Copy out every line in which the string "LaTeX" occurs.

^^^^^^^^

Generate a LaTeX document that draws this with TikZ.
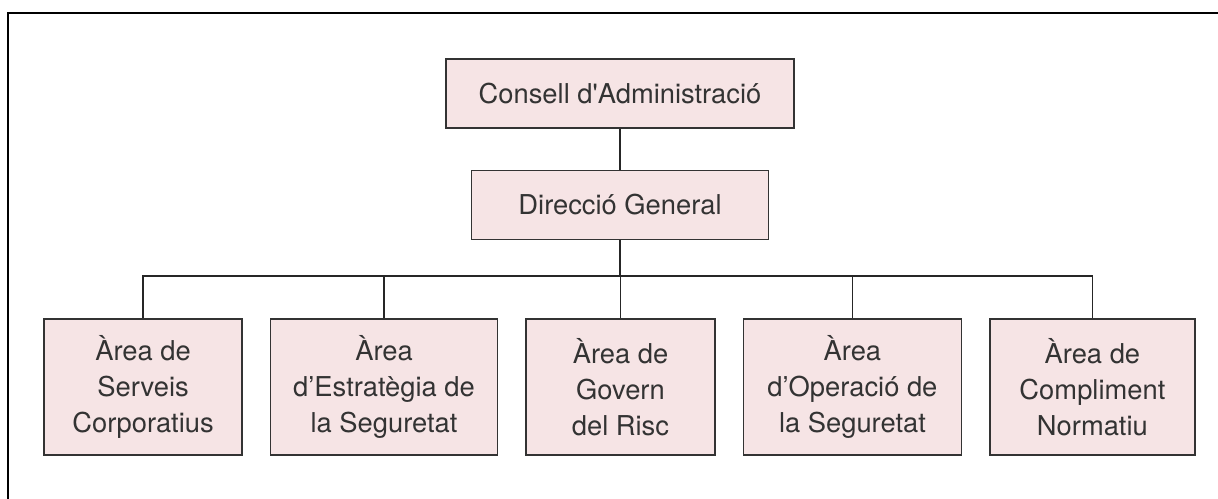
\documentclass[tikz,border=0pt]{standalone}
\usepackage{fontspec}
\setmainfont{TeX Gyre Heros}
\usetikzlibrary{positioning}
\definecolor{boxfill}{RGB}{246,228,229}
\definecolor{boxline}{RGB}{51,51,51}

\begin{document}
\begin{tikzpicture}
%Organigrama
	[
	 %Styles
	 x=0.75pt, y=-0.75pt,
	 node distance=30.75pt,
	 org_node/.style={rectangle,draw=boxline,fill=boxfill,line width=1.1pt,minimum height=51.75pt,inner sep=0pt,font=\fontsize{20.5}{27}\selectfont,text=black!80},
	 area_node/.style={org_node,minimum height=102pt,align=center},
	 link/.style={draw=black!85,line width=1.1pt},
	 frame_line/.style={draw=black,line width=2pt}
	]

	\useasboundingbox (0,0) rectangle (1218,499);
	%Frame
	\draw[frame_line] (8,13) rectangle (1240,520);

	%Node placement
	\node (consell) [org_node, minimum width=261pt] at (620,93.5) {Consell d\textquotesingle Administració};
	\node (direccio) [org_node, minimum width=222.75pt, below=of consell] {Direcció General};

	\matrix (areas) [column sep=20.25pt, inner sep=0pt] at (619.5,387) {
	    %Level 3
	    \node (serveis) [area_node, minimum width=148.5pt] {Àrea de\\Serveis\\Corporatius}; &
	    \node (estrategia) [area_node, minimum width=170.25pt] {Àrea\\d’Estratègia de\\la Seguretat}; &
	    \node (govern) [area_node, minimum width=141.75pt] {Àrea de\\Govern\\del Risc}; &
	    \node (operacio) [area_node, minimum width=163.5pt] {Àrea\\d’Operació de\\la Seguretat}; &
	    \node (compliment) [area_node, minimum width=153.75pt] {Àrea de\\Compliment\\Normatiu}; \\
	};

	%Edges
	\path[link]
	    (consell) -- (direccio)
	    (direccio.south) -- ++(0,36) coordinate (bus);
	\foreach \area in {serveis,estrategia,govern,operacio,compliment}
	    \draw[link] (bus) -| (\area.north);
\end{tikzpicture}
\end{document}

^^^^^^^^

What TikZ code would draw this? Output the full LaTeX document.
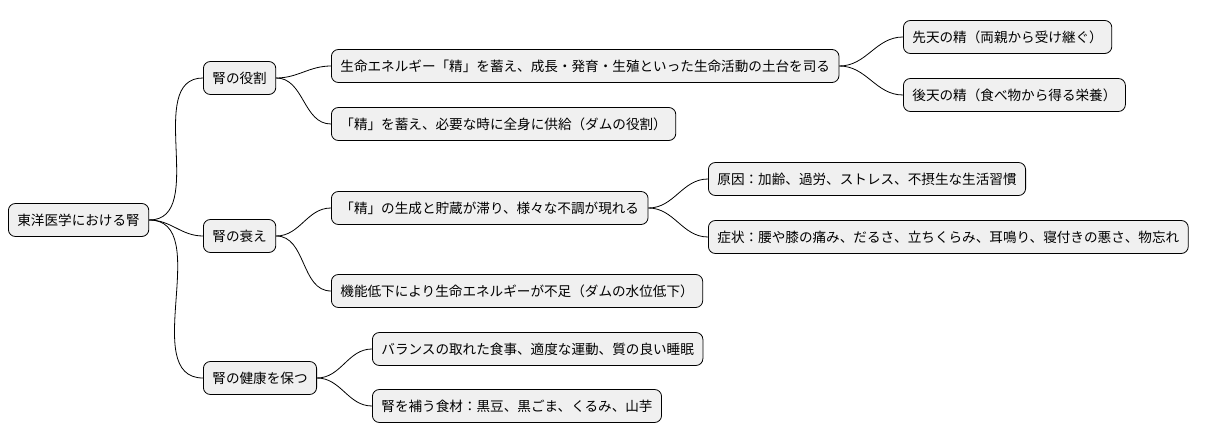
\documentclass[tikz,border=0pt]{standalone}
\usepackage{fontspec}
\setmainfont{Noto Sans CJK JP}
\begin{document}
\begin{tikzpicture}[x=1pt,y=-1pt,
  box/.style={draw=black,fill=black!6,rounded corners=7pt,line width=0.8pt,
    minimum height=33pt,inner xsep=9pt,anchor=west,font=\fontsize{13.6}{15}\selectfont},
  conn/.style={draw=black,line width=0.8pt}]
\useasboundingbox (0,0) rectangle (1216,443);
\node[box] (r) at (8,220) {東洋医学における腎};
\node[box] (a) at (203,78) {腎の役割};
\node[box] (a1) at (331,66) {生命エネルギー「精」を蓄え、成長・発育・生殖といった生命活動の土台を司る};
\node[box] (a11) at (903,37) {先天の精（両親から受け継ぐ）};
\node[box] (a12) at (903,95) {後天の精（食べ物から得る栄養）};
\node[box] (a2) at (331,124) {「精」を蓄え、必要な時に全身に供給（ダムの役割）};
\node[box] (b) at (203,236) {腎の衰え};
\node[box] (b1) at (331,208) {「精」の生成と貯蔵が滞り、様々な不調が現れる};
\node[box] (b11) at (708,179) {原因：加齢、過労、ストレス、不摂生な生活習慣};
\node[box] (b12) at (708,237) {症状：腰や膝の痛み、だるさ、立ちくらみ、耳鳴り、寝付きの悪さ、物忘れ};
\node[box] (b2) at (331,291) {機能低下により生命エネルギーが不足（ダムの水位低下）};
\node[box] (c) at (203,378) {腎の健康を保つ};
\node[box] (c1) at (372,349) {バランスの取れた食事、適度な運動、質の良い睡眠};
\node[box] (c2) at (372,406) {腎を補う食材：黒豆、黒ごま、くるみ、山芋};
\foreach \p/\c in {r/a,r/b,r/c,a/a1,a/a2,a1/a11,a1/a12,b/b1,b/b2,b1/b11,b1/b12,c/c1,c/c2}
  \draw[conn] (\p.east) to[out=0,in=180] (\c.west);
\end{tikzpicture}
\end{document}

^^^^^^^^

■ **Solution below**:
Generate a LaTeX document that draws this with TikZ.
What TikZ code would draw this? Output the full LaTeX document.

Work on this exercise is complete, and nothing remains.